Between the fall set and spring set there's a bit of a lull in Magic, particularly towards the back half of the gap. Standard is new, but the card pool is at its smallest - so it often gets explored and settled pretty quickly. The only major event after the Pro-Tour in October is the World Magic Cup, which you have to be interested in team Magic to really enjoy. A quick aside, I actually miss the old format of having Team Constructed being three separate formats. Personally, I don't find Team Unified Standard, where the team as a whole can only have 4 of any card spread across three decks, to be really entertaining. All the interesting choices happen off screen, and we're left watching three handicapped matches.
But I digress. Oath of the Gatewatch released a few weeks back, and over the weekend we got our first look at the new Standard environment - sadly snow storms kept me from traveling to Atlanta Open. With a new Standard environment and a Modern Pro-Tour coming up shortly, I'm looking forward to jumping back on the wagon and having more frequent Hexproof articles again.
Here are some of the Oath of the Gatewatch cards making a splash from the SCG Atlanta Open. Ultimately the tournament was won by an aggressive red deck with only three new Oath of the Gatewatch cards - Reckless Bushwhacker, but that's not uncommon for new formats where everyone is trying new things and lists are not quite optimized yet.
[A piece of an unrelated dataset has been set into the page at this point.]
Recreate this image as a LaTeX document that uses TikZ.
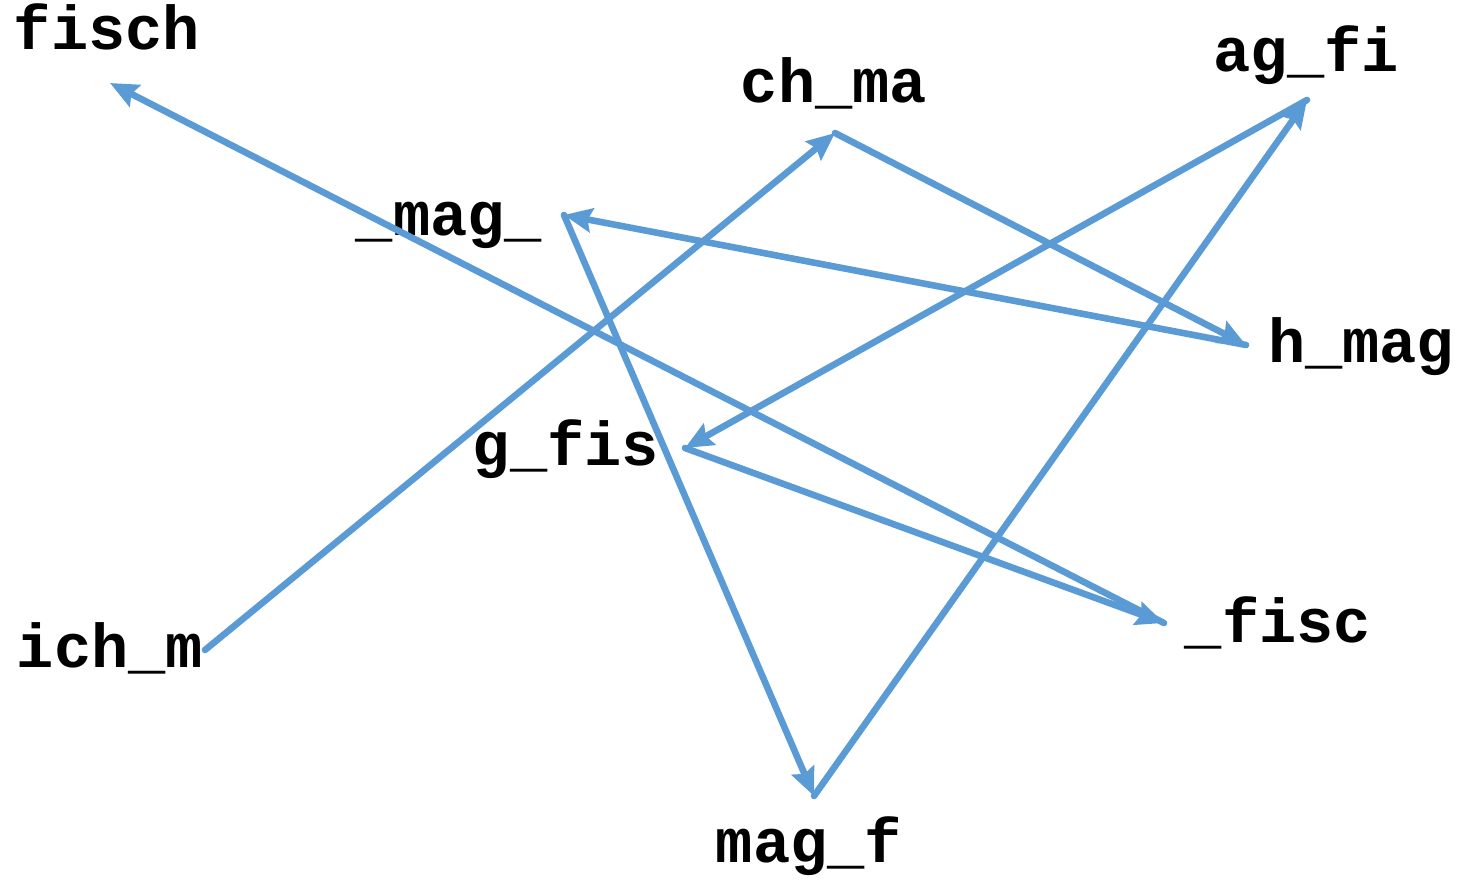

That didn't stop a few cards from making a good showing however.
These are all the cards that showed up in the Top 16 as greater than a four-of in a single deck.
Magic players love comparing new cards to older cards, and Thought-Knot Seer draws a lot of similarities with the cross format all-star Vendilion Clique. On the surface this kind of effect doesn't seem like much, when it's all said and done they are not actually down a card, but the power of disruption can't be overlooked. Games of Magic are often about crafting a plan with the cards in your hand, so stripping out a key piece at the right time can be disastrous. Thought-Knot Seer had a strong presence in many of the ramp-style decks as something they could deploy in the mid-game to either slow the game down or clear the way for their bigger threats.
Initially, Stormchaser Mage was hogging the spotlight as the brand-new darling uncommon in a UR prowess deck, which was also using Slip Through Space and Expedite from the new set. As the day went on though Reflector Mage continually showed how annoying and backbreaking it could be. One of the reasons it was so popular was that it saw the most play out of the Rally the Ancestors decks, which struggle with Anafenza, the Foremost and the new Kalitas, Traitor of Ghet messing with their graveyard. Reflector Mage gives you some maindeck reprieve against them without watering the deck down with removal.
Frankly, there's not a lot to in-depth analysis on why Matter Reshaper was seeing play. It's just a nice little 2-for-1 value, giving a decent body for the cost along with replacing itself when it dies. This can be especially potent when in a deck naturally crafted around its ability like Collected Company. Chances are high you're just putting a free creature or land into play, and worst case you're adding a removal spell or even better a Collected Company into your hand.